Saudi financial crisis ‘could leave oil at $25’ as contractors face being paid in IOUs

Three-month interbank offered rates in Riyadh have suddenly begun to spiral upwards, reaching the highest since the Lehman crisis in 2008, reports The Telegraph.

Reports that the Saudi government is to pay contractors with tradable IOUs show how acute the situation is becoming. The debt-crippled bin Laden group is laying off 50,000 construction workers as austerity bites in earnest.

Societe Generale’s currency team has advised clients to short the Saudi riyal, betting that the country will be forced to ditch its long-standing dollar peg, a move that could set off a cut-throat battle for global share in the oil markets.

Francisco Blanch, from Bank of America, said a rupture of the peg is this year’s number one “black swan event” and would cause oil prices to collapse to $25 a barrel. Saudi Arabia’s foreign reserves are still falling by $10bn (£6.9bn) a month, despite a switch to bond sales and syndicated loans to help plug the huge budget deficit.

The country’s remaining reserves of $582bn are in theory ample – if they are really liquid – but that is not the immediate issue. The problem for the Saudi central bank (SAMA) is that reserve  depletion automatically tightens  monetary policy.

Bank deposits are contracting. So is the M2 money supply. Domestic bond sales do not help because they crowd out Saudi Arabia’s wafer-thin capital markets and squeeze liquidity. Riyadh now plans a global bond issue.

While crude prices have rallied 80pc to almost $50 a barrel since mid-February, this has not yet been enough to ease Saudi Arabia’s financial crunch.

The rebound in crude is increasingly fragile in any case as tough talk from the US Federal Reserve sends the dollar soaring, and Canada prepares to restore 1.2m barrels a day (b/d) of lost output. “We feel that markets have moved too high, too far, too soon. We still face a large inventory overhang and supply outages are reversible,” said BNP Paribas.

Total chief Patrick Pouyanne told the French senate last week that prices could deflate as fast as they rose. “The market won’t come back into balance until the end of the year,” he said.

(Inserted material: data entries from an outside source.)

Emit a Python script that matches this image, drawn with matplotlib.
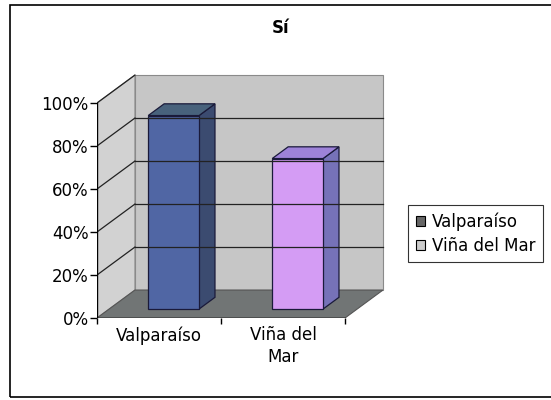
import matplotlib
matplotlib.use("Agg")
import matplotlib.pyplot as plt
from matplotlib.patches import Polygon, Patch, Rectangle

plt.rcParams['font.family'] = ['DejaVu Sans']

# datos
categorias = ['Valparaíso', 'Viña del\nMar']
nombres_serie = ['Valparaíso', 'Viña del Mar']
valores = [90, 70]
ticks_y = [0, 20, 40, 60, 80, 100]
etiquetas_y = ['0%', '20%', '40%', '60%', '80%', '100%']
titulo = 'Sí'

# colores (frente, lado, techo)
colores_barra = [('#5066a4', '#3b4b70', '#48627c'),
                 ('#d49cf4', '#7672b8', '#9d82d8')]
colores_leyenda = ['#666666', '#cccccc']

# profundidad del efecto 3d en unidades de datos
dx, dy = 0.306, 13.0
z0, z1 = 0.32, 0.74
ancho = 0.41
inicio = 0.315

fig = plt.figure(figsize=(5.51, 4.0), dpi=100)
fig.patches.append(Rectangle((10 / 551, 3 / 400), 560 / 551, 392 / 400,
                             transform=fig.transFigure, fill=False,
                             edgecolor='black', linewidth=1.2))

ax = fig.add_axes([97 / 551, 82 / 400, 2.35 * 124 / 551, 115 * 2.15 / 400])
ax.set_xlim(0, 2.35)
ax.set_ylim(0, 115)
ax.patch.set_visible(False)
for s in ax.spines.values():
    s.set_visible(False)

n = len(categorias)

# pared del fondo, pared lateral y piso
ax.add_patch(Polygon([(dx, dy), (n + dx, dy), (n + dx, 100 + dy), (dx, 100 + dy)],
                     closed=True, facecolor='#c6c6c6', edgecolor='#8a8a8a', lw=0.8))
ax.add_patch(Polygon([(0, 0), (dx, dy), (dx, 100 + dy), (0, 100)],
                     closed=True, facecolor='#d2d2d2', edgecolor='#8a8a8a', lw=0.8))
ax.add_patch(Polygon([(0, 0), (n, 0), (n + dx, dy), (dx, dy)],
                     closed=True, facecolor='#717575', edgecolor='#555555', lw=0.8))

for v in ticks_y[1:]:
    ax.plot([0, dx], [v, v + dy], color='#222222', lw=0.9)
    if v < 100:
        ax.plot([dx, n + dx], [v + dy, v + dy], color='#222222', lw=0.9)

# barras
for i, v in enumerate(valores):
    frente, lado, techo = colores_barra[i]
    x0 = i + inicio
    ox0, oy0 = z0 * dx, z0 * dy
    ox1, oy1 = z1 * dx, z1 * dy
    ax.add_patch(Polygon([(x0 + ancho + ox0, oy0), (x0 + ancho + ox1, oy1),
                          (x0 + ancho + ox1, v + oy1), (x0 + ancho + ox0, v + oy0)],
                         closed=True, facecolor=lado, edgecolor='#1a1a3a', lw=0.9))
    ax.add_patch(Polygon([(x0 + ox0, v + oy0), (x0 + ancho + ox0, v + oy0),
                          (x0 + ancho + ox1, v + oy1), (x0 + ox1, v + oy1)],
                         closed=True, facecolor=techo, edgecolor='#1a1a3a', lw=0.9))
    ax.add_patch(Polygon([(x0 + ox0, oy0), (x0 + ancho + ox0, oy0),
                          (x0 + ancho + ox0, v + oy0), (x0 + ox0, v + oy0)],
                         closed=True, facecolor=frente, edgecolor='#1a1a3a', lw=0.9))

# ejes
ax.plot([0, 0], [0, 100], color='black', lw=1.0)
ax.plot([0, n], [0, 0], color='black', lw=1.0)

ax.set_yticks(ticks_y)
ax.set_yticklabels(etiquetas_y, fontsize=12)
ax.tick_params(axis='y', length=5, width=1, pad=1, direction='out')
ax.set_xticks(range(n + 1))
ax.set_xticklabels([''] * (n + 1))
ax.tick_params(axis='x', which='major', length=4, width=1, direction='out')
ax.set_xticks([i + 0.5 for i in range(n)], minor=True)
ax.set_xticklabels(categorias, minor=True, fontsize=12, linespacing=1.25)
ax.tick_params(axis='x', which='minor', length=0, pad=6)

fig.text(281 / 551, 1 - 28 / 400, titulo, fontsize=12, fontweight='bold',
         ha='center', va='center')

handles = [Patch(facecolor=c, edgecolor='black', lw=0.8) for c in colores_leyenda]
leg = fig.legend(handles, nombres_serie, loc='upper left',
                 bbox_to_anchor=(408 / 551, 1 - 205 / 400), fontsize=12,
                 frameon=True, fancybox=False, edgecolor='black',
                 handlelength=0.55, handleheight=0.55, handletextpad=0.45,
                 borderpad=0.45, labelspacing=0.35, borderaxespad=0)
leg.get_frame().set_linewidth(0.8)

fig.savefig('out.png', dpi=100)
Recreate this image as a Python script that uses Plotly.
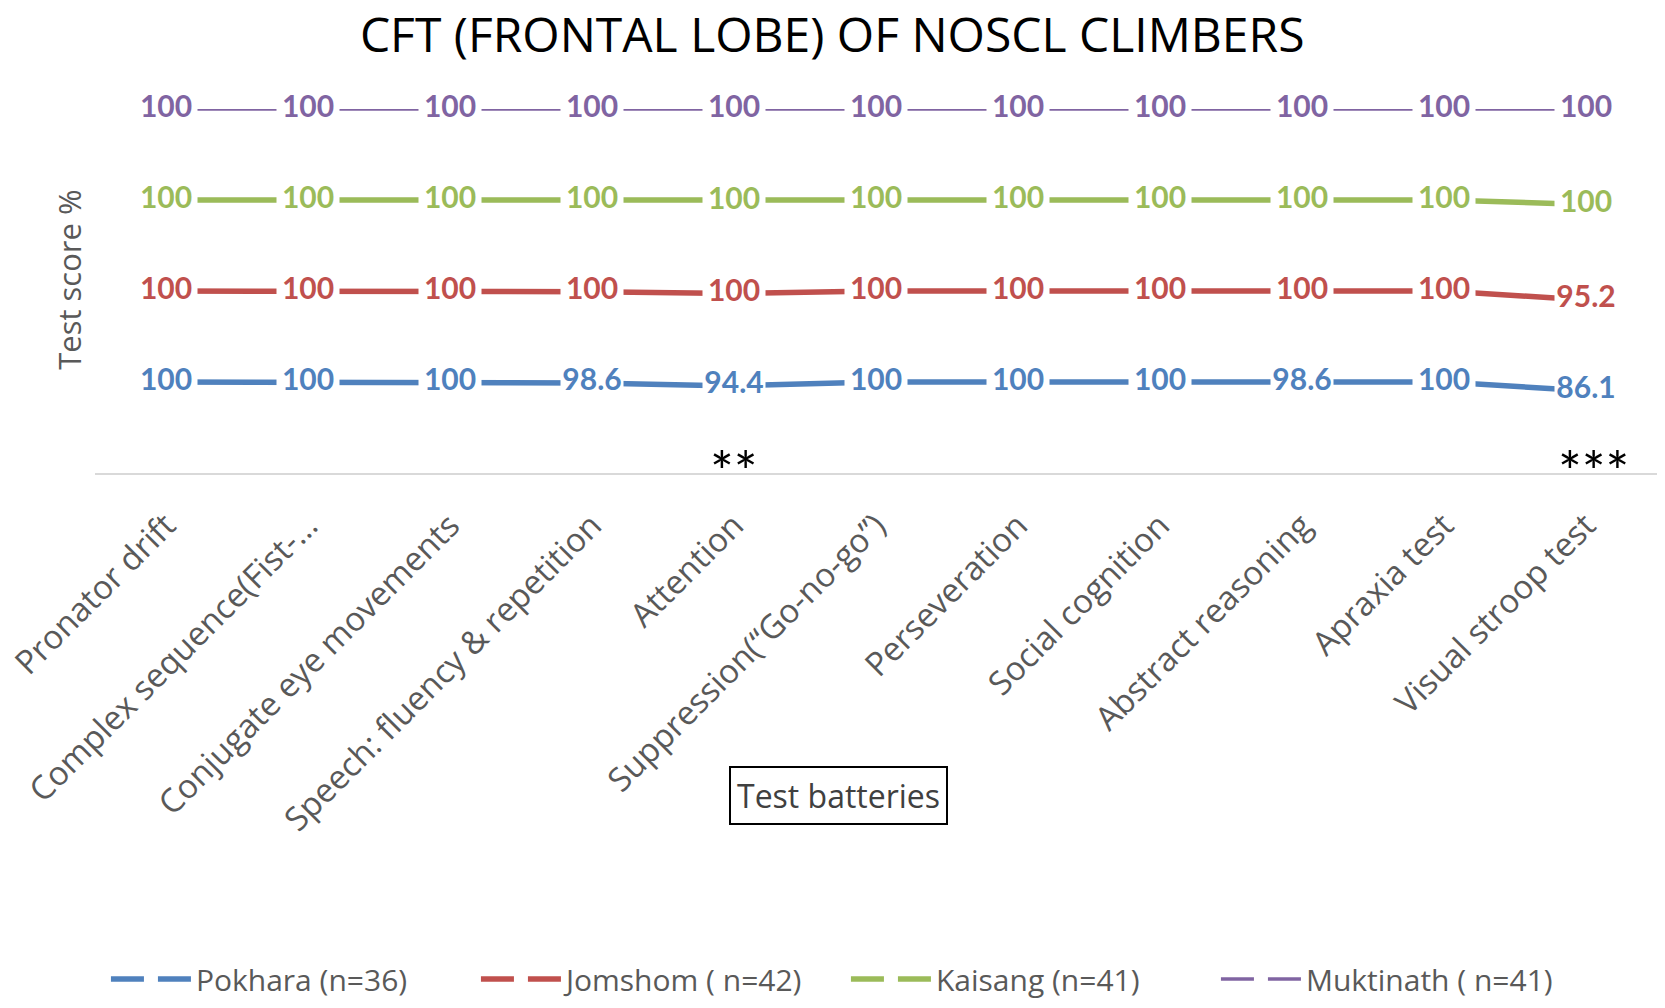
import plotly.graph_objects as go

categories = ["Pronator drift", "Complex sequence(Fist-…", "Conjugate eye movements",
              "Speech: fluency & repetition", "Attention", "Suppression(“Go-no-go”)",
              "Perseveration", "Social cognition", "Abstract reasoning", "Apraxia test",
              "Visual stroop test"]

pokhara = [100, 100, 100, 98.6, 94.4, 100, 100, 100, 98.6, 100, 86.1]
jomshom = [100, 100, 100, 100, 100, 100, 100, 100, 100, 100, 95.2]
kaisang = [100, 100, 100, 100, 100, 100, 100, 100, 100, 100, 100]
muktinath = [100, 100, 100, 100, 100, 100, 100, 100, 100, 100, 100]

series_names = ["Pokhara (n=36)", "Jomshom ( n=42)", "Kaisang (n=41)", "Muktinath ( n=41)"]
significance = {"Attention": "**", "Visual stroop test": "***"}

colors = ["#4F81BD", "#C0504D", "#9BBB59", "#8064A2"]
widths = [5.5, 5.5, 5.5, 3.5]
FONT = "Open Sans"
LABEL_FONT = "Lato"
series = [pokhara, jomshom, kaisang, muktinath]

fig = go.Figure()
# 100% stacked lines (Excel "100% stacked line")
# the small white marker only shows in the legend, as the gap in "— —"
for i, (name, vals) in enumerate(zip(series_names, series)):
    fig.add_trace(go.Scatter(
        x=categories, y=vals, name=name, mode="lines+markers",
        stackgroup="lines", groupnorm="percent" if i == 0 else None, fill="none",
        line=dict(color=colors[i], width=widths[i]),
        marker=dict(symbol="square", size=14, color="white", line=dict(width=0)),
        hoverinfo="skip",
    ))

# data labels, same stacking; white bar behind each label cuts the line like Excel does
for i, (name, vals) in enumerate(zip(series_names, series)):
    fig.add_trace(go.Scatter(
        x=categories, y=vals, name=name, mode="markers+text", showlegend=False,
        stackgroup="labels", groupnorm="percent" if i == 0 else None, fill="none",
        line=dict(width=0),
        marker=dict(symbol="line-ew", size=45, color="white",
                    line=dict(color="white", width=26)),
        text=[f"{v:g}" for v in vals], textposition="middle center",
        textfont=dict(family=LABEL_FONT, size=30, color=colors[i], weight="bold"),
        cliponaxis=False, hoverinfo="x+text",
    ))

for cat, stars in significance.items():
    fig.add_annotation(x=cat, y=0, xref="x", yref="y", text=stars, showarrow=False,
                       yanchor="middle", yshift=3, xshift=7 if len(stars) > 2 else 0,
                       font=dict(family=LABEL_FONT, size=56, color="black"))

fig.add_annotation(x=-0.0166, y=0.531, xref="paper", yref="paper", text="Test score %",
                   textangle=-90, showarrow=False, xanchor="center", yanchor="middle",
                   font=dict(family=FONT, size=31, color="#595959"))
fig.add_annotation(x=0.476, y=-0.885, xref="paper", yref="paper", text="Test batteries",
                   showarrow=False, xanchor="center", yanchor="middle",
                   bordercolor="black", borderwidth=2, borderpad=6,
                   bgcolor="white", font=dict(family=FONT, size=32, color="#404040"))

fig.update_layout(
    width=1665, height=1008,
    margin=dict(l=87, r=16, t=101, b=534),
    paper_bgcolor="white", plot_bgcolor="white",
    title=dict(text="CFT (FRONTAL LOBE) OF NOSCL CLIMBERS", x=0.495, xanchor="center",
               y=0.973, yanchor="middle", yref="container",
               font=dict(family=FONT, size=48, color="black")),
    xaxis=dict(type="category", range=[-0.5, 10.5], showgrid=False, zeroline=False,
               showline=True, linecolor="#D9D9D9", linewidth=2, ticks="",
               tickangle=-45, ticklabelstandoff=18,
               tickfont=dict(family=FONT, size=33, color="#595959"),
               automargin=False),
    yaxis=dict(range=[0, 100], showgrid=False, zeroline=False, showline=False,
               showticklabels=False, automargin=False),
    legend=dict(orientation="h", x=0.007, xanchor="left", y=-1.39, yanchor="middle",
                itemwidth=80, entrywidth=275, entrywidthmode="pixels",
                font=dict(family=FONT, size=30, color="#595959")),
    showlegend=True,
)

fig.write_html("out.html")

Mr Pouyanne said the collapse in annual oil and gas investment to $400bn – from $700bn in 2014 – would lead to a global shortage of 5m barrels by 2020 and another wild spike in prices, but first the glut has to be cleared.

The oil rally is now at a make-or-break juncture. A growing number of oil traders warn that speculative purchases of “paper barrels” by hedge funds have decoupled from fundamentals. There is usually a seasonal slide in demand over the late summer.

Adam Longson, from Morgan Stanley, said “quant” funds have taken out big positions on Brent crude. “If trends reverse, it could be a catalyst for liquidation,” he warned.

Mr Longson said supply outages – chiefly in Nigeria and Canada – have held back 2m b/d and temporarily balanced the market, but this may not last. Canada should be back on stream by June.

US inventories are still hovering at record levels. Data from the US Energy Department showed a rise of 1.31 million barrels in the week to May 13. “The supply glut seems persistent. Oil could well fall to a new low for the year,” said Ben Combes from Llewellyn Consulting.

Eventually the next cyclical oil spike will come to the rescue. The question is whether the Saudis can batten down the hatches and make it through the financial storm in a very leaky ship.